-- Requirements --
Copy exactly the lines from the one containing "Output the Python" through the one containing "ha='center', va='bottom', fontsize=16)", both included, and leave out any pictures.

____________

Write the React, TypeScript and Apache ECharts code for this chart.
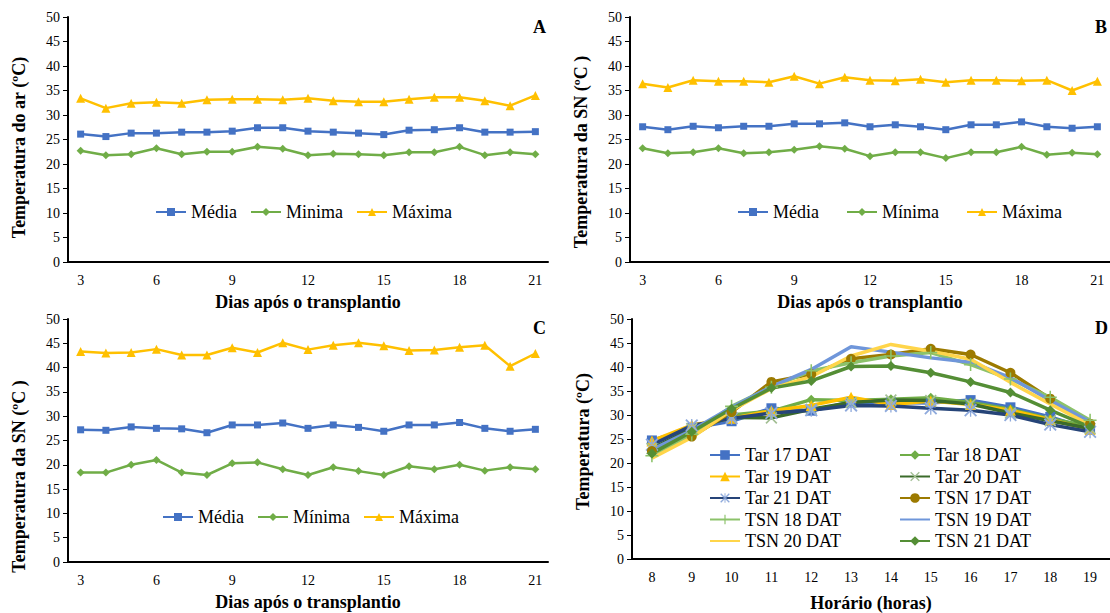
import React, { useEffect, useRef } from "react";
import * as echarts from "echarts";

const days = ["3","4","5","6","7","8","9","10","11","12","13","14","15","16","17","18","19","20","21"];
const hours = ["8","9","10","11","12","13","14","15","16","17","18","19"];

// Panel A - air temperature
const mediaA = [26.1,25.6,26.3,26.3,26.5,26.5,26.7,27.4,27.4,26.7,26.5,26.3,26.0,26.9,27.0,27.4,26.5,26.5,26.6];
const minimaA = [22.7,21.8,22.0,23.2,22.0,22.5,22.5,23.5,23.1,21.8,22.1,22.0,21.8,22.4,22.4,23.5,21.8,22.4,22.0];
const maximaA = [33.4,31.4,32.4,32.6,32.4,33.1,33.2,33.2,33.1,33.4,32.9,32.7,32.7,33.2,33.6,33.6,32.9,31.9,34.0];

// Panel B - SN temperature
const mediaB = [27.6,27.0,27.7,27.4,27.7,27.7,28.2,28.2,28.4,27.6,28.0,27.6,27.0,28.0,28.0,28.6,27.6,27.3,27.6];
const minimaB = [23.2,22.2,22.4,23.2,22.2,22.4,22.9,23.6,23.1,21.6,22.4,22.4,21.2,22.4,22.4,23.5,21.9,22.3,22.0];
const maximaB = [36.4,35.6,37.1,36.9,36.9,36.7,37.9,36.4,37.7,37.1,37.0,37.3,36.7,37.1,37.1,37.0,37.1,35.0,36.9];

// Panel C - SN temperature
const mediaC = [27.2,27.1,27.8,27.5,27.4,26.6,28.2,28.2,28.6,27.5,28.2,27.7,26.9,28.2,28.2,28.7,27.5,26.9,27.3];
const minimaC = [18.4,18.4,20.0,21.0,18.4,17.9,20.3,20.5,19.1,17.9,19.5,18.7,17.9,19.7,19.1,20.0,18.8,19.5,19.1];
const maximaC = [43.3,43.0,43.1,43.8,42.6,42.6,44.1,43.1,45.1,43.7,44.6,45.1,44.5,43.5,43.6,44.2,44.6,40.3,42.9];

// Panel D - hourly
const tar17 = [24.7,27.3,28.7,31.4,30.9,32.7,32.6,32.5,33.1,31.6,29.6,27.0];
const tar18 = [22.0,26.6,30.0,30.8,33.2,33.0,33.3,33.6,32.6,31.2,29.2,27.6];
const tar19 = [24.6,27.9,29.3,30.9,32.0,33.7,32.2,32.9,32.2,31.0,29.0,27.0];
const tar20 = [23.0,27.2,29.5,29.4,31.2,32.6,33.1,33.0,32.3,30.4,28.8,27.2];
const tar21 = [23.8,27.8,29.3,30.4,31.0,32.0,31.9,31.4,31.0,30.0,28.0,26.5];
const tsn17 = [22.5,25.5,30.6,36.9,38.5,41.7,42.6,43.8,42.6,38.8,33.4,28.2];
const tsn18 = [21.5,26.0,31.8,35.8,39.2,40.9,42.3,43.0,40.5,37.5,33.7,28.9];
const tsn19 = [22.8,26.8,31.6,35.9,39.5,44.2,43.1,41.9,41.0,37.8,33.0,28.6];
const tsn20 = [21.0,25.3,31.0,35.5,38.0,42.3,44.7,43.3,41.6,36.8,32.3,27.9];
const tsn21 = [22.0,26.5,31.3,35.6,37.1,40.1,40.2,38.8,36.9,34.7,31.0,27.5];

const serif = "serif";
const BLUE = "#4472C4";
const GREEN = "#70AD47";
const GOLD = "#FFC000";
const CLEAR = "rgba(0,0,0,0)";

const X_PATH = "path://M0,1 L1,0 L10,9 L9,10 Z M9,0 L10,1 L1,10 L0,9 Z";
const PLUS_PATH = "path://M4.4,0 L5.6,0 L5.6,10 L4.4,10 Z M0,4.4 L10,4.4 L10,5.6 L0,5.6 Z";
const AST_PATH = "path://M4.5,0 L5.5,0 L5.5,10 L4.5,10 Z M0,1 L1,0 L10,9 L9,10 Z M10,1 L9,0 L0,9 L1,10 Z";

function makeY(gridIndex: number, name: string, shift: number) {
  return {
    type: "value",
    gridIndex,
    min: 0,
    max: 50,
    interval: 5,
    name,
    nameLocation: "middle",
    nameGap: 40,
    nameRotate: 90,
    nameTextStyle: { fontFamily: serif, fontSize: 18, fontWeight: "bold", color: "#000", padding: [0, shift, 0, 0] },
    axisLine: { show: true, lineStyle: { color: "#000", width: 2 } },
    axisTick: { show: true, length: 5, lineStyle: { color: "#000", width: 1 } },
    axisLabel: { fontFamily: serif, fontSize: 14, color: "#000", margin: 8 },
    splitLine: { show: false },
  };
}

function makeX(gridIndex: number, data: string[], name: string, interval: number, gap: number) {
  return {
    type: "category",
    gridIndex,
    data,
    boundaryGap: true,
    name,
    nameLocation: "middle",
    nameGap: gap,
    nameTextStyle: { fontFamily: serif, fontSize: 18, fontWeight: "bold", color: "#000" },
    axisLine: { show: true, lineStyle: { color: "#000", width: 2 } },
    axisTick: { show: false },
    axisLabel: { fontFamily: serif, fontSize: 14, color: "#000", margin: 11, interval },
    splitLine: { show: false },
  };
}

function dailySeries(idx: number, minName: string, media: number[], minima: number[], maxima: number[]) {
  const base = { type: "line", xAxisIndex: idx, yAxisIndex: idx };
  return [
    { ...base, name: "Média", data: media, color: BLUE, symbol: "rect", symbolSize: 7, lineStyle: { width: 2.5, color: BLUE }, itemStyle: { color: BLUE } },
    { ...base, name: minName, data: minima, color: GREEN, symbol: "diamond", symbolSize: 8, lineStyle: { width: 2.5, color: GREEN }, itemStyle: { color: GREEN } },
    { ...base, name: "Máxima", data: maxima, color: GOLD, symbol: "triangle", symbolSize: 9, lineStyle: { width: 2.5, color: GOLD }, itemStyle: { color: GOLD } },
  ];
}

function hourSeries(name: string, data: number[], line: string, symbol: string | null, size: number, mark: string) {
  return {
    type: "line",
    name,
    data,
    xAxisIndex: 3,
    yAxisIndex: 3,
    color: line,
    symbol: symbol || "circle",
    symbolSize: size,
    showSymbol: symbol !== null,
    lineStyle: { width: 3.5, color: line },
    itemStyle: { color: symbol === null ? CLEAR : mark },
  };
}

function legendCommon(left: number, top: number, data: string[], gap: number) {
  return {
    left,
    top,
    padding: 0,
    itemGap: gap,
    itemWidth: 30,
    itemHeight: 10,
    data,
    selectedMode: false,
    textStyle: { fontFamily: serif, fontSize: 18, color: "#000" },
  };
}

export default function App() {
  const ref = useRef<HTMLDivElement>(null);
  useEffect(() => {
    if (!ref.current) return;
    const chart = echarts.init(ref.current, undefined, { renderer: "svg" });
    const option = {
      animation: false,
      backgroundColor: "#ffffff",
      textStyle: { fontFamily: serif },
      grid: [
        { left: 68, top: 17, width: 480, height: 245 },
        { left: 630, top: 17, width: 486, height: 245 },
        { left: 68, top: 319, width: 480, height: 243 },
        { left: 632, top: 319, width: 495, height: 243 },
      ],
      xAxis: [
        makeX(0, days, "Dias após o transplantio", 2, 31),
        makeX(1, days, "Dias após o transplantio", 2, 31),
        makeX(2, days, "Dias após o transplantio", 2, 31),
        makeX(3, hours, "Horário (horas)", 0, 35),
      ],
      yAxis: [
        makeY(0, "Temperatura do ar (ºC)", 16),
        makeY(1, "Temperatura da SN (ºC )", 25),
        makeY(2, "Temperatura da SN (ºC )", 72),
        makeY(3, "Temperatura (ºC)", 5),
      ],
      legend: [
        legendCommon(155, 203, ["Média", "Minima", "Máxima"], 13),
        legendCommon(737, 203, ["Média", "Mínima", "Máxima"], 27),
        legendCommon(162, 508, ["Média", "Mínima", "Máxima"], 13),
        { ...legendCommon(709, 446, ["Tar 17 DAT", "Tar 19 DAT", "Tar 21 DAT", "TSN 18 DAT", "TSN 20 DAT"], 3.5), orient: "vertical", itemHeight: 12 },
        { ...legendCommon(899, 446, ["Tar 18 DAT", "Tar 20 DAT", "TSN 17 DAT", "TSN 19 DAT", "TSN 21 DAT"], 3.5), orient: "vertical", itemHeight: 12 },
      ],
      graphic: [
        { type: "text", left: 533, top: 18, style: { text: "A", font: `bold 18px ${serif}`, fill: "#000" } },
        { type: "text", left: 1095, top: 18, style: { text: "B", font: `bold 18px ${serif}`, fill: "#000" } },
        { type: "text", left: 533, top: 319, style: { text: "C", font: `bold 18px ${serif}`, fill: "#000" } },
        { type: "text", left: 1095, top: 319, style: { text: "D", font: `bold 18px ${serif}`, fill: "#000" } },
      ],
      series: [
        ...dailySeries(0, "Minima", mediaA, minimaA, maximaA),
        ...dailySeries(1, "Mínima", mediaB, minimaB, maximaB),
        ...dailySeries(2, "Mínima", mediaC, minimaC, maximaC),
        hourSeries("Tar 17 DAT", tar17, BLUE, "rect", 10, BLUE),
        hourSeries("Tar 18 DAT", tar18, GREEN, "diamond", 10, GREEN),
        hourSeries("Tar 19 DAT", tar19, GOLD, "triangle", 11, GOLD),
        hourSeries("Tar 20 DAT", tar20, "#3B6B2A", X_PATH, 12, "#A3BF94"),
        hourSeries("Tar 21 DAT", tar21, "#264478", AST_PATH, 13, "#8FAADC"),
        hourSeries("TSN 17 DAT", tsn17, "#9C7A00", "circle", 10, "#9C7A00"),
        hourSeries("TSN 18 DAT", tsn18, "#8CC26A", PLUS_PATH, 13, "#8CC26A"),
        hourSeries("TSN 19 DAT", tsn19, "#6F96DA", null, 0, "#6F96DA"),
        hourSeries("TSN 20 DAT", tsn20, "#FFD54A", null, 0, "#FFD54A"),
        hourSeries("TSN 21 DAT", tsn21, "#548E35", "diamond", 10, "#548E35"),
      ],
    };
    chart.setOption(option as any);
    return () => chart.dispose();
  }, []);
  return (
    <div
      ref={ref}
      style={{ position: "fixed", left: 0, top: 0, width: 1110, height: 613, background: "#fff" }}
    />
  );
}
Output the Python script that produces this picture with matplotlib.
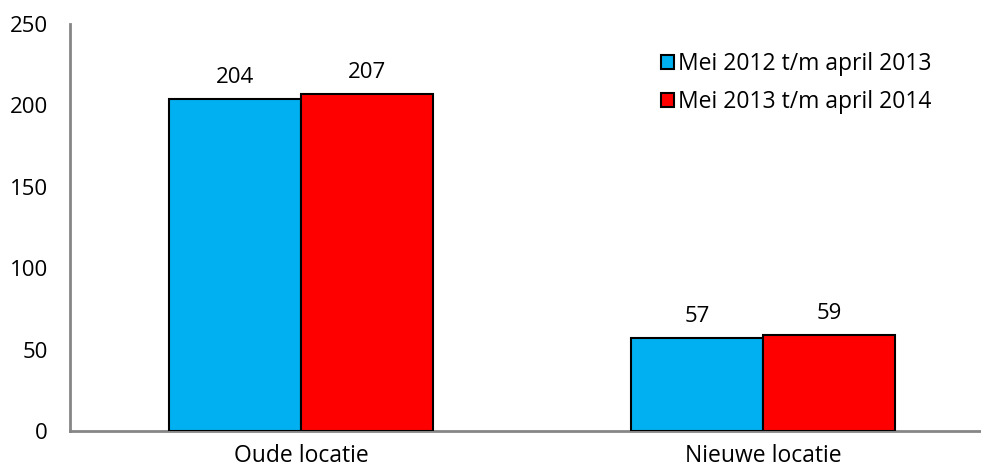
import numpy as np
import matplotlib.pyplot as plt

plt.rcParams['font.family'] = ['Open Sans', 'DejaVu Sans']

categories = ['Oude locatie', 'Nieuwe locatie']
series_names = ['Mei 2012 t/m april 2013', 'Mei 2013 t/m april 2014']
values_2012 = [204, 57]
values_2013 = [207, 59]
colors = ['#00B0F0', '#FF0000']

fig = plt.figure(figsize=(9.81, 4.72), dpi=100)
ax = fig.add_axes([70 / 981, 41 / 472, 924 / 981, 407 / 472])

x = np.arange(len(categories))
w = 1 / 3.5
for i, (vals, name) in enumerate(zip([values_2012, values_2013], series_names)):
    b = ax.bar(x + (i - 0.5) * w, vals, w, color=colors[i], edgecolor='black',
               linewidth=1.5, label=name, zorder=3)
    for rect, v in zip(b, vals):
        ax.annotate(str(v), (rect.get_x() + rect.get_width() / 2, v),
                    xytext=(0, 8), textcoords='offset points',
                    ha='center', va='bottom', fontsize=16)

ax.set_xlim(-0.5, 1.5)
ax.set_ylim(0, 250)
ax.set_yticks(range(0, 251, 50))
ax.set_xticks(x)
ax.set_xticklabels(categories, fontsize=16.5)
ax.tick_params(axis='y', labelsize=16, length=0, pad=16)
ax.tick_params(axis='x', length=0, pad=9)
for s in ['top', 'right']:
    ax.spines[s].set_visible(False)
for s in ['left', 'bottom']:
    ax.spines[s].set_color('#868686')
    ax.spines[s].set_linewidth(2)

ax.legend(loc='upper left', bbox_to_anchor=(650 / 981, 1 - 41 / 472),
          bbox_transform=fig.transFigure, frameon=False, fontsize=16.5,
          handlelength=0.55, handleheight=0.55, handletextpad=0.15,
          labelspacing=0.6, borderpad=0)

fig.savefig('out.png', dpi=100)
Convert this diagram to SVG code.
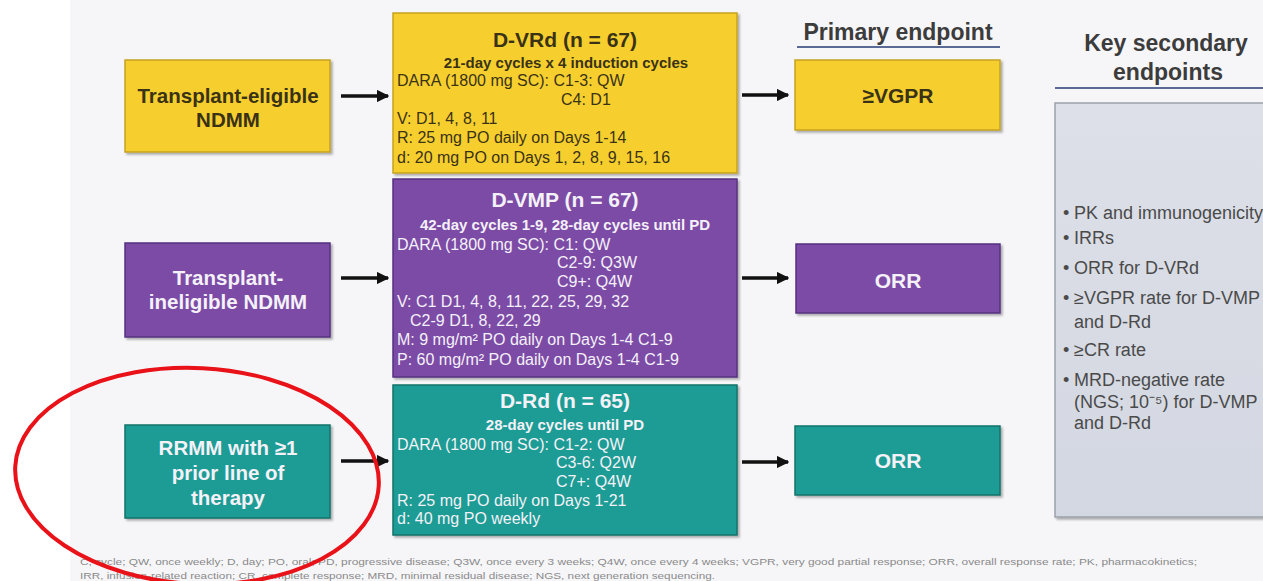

____________

-- Result --
Output the Python script that produces this picture with matplotlib.
import numpy as np
import matplotlib.pyplot as plt

plt.rcParams['font.family'] = ['Open Sans', 'DejaVu Sans']

categories = ['Oude locatie', 'Nieuwe locatie']
series_names = ['Mei 2012 t/m april 2013', 'Mei 2013 t/m april 2014']
values_2012 = [204, 57]
values_2013 = [207, 59]
colors = ['#00B0F0', '#FF0000']

fig = plt.figure(figsize=(9.81, 4.72), dpi=100)
ax = fig.add_axes([70 / 981, 41 / 472, 924 / 981, 407 / 472])

x = np.arange(len(categories))
w = 1 / 3.5
for i, (vals, name) in enumerate(zip([values_2012, values_2013], series_names)):
    b = ax.bar(x + (i - 0.5) * w, vals, w, color=colors[i], edgecolor='black',
               linewidth=1.5, label=name, zorder=3)
    for rect, v in zip(b, vals):
        ax.annotate(str(v), (rect.get_x() + rect.get_width() / 2, v),
                    xytext=(0, 8), textcoords='offset points',
                    ha='center', va='bottom', fontsize=16)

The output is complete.